Supply chain issues hold back pace of freighter conversions


Boeing wants to turn more used passenger planes into freighters, but supply chain issues could impede those ambitions.


Over the course of the pandemic Boeing has drastically ramped up its freighter conversion programme. Since March 2020 the number of conversion lines it is running globally has jumped from 12 to 22. The majority – 17 of them – are turning out 737 cargo planes, while the other five are working on 767s.


Freighter conversion providers have been running flat out, with bookings extending as far ahead as two years, but this is still not enough to meet the clamour for cargo planes. Passenger traffic has been slower than anticipated to recover, leaving international belly capacity well below pre-Covid levels, particularly on the longhaul sectors from Asia to Europe and the Americas. Meanwhile, e-commerce is fuelling rampant demand for narrowbody freighters.


Boeing wants to expand its conversion capacity further, said Ted Colbert, the head of the company’s global services division, in an interview with Bloomberg at the Singapore Airshow this week. He pointed to Asia, where he sees strong demand.


Those plans could be hindered by supply chain problems that have plagued conversion outfits in recent months. Wolfgang Schmid, vice-president sales & marketing of EFW-Elbe Flugzeugwerke, noted that there have been problems all the way from raw materials to loss of capacity due to Covid.


“We’re struggling with the supply chain, as [is] everybody,” said Rafi Matalon, vice-president and general manager of marketing of Israel Aerospace Industries.


Parts like sensors and smoke detectors have encountered bottlenecks, reported Bob Convey, vice-president of sales & marketing at Aeronautical Engineers Inc. (AEI).
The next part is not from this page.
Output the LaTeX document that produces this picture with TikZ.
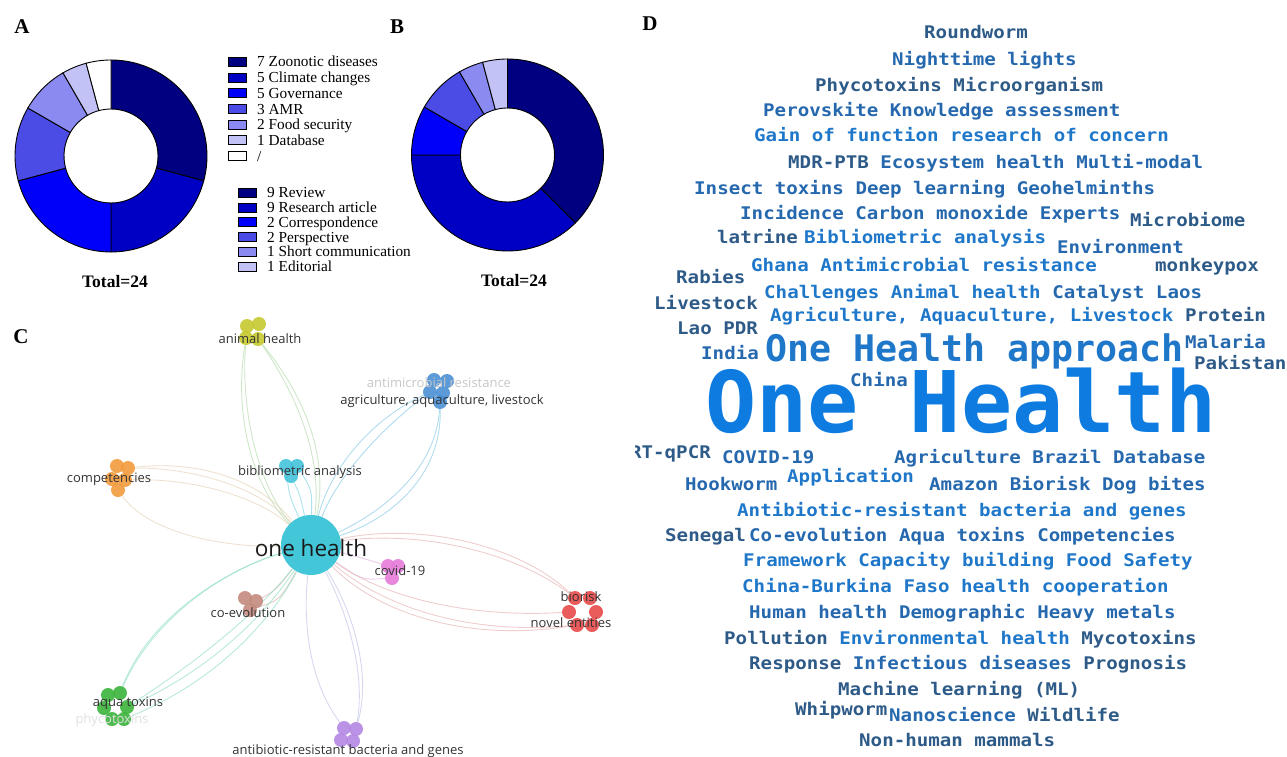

For barriers and loading systems there is a backlog of nine to 10 months.


He said this backlog is not a problem at this point, as AEI’s lines are booked out for two years. “We’re planning for that. Loading systems and barriers are installed at the end of the conversion process,” he added.


Supply chain problems are not confined to conversion providers; the whole aircraft industry has been affected. Plane makers signalled supply chain strains last September, notably shortages of semiconductors and plastics.


According to some observers, aviation supply chains were already vulnerable before the pandemic. For cost reasons manufacturers and maintenance, repair and operations providers had reduced parts inventories and struck a lot of single-provider agreements. The pandemic fully exposed these vulnerabilities, and the ensuing problems were further exacerbated by a shortage of skilled labour – another pre-Covid issue that worsened significantly in the past two years.


The problems could be worse if new aircraft production were to return quickly to pre-pandemic levels, and this would hugely increase the strain on overburdened supply chains.


Manufacturers are struggling to remedy the situation. Embraer has raised inventory levels at local warehouses to diminish the impact of supply chain disruptions. Companies have also been trying to strike up more multi-vendor agreements, but getting new vendors qualified is time-consuming.


For AEI the situation has been challenging but not overly disruptive. “It’s a challenge, but we’re not having serious issues,” Mr Convey said.


However, the company has shifted down a gear in its plans to add one or two more conversion lines. Management was looking to Europe for a move later this year but decided to wait because of another supply issue. Conversion kits are in tight supply, forcing conversion firms to run hand-to-mouth in this respect.


“It comes down to kits. We don’t want to add a line as long as we have not secured our kit supply. We don’t want to impact our work for our existing customers,” Mr Convey said.